As a leader, you need to develop a shared sense of why — as in, why are we driven to accomplish the mission? As a boss, it’s your job to galvanize your team. Remind them of the objective and why it’s important to the organization and your customers. When people have shared values and connections, they are more likely to feel positively about their work.
Provide very clear and realistic expectations to your team. Make sure those expectations are re-iterated and understood clearly. In turn, you must understand whether the expectations are too much or too little and recalibrate accordingly. Ensure that they have the resources they need to accomplish their goals.

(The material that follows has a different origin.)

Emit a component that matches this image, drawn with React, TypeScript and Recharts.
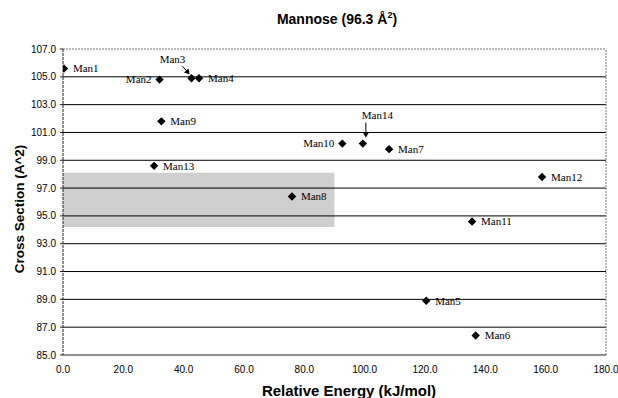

Show them their value and contributions to the organisation’s goals.
Go to bat for your team
If you and your team are going through a period with a heavy workload, it might be time to mention it to your leadership team and stakeholders. “It is your responsibility as a leader to advocate for your team within the context of your organization’s goals,” says Johnson.
Talk about the about the effect stress has on their morale and performance. Make sure the law of diminishing returns is understood and conveyed. Unwieldy workloads lead to mistakes and slippage. And those can be costly. Explain that you’re worried you might lose people who are valuable to the organisation. Then ask, “can this deadline be pushed back? Or can we think through an alternative solution?”
At the same time, leaders need to think through what needs to be done to manage unrealistic expectations. What are things that need to be done to effectively manage scope creep during sprints? Are there support mechanisms in place when team members fail to accomplish their tasks? When you see a drop in performance or a lack of enthusiasm – what is it that is bogging them down? Perhaps certain meetings can be discarded, or at least shortened.
Be optimistic and be a source of optimism
The world needs more optimistic leaders who learn to smile through the storm and encourage the team as they sail along. Making sure that you are oozing out positivity even through dry or stormy days is a big plus for the team. Asking the team how they are doing before getting onto status updates or talking about what’s happening in your family – are great icebreakers. Keep looking for the good in people and make sure you regularly acknowledge, recognize, and thank people for their efforts. Say, “I notice you did X. Thank you. I appreciate it.” Cultivate a feeling of community and social support. When your team hits a milestone or when a particular crunch time is over, celebrate. Acknowledge the accomplishments – the teams, as well as your own.
The engineering leadership at Lockstep takes effort to make sure a culture of freedom and responsibility is developed where team members thrive, grow, and enjoy their work. Avoiding burnout is a reality that we work for – both within ourselves and for the team.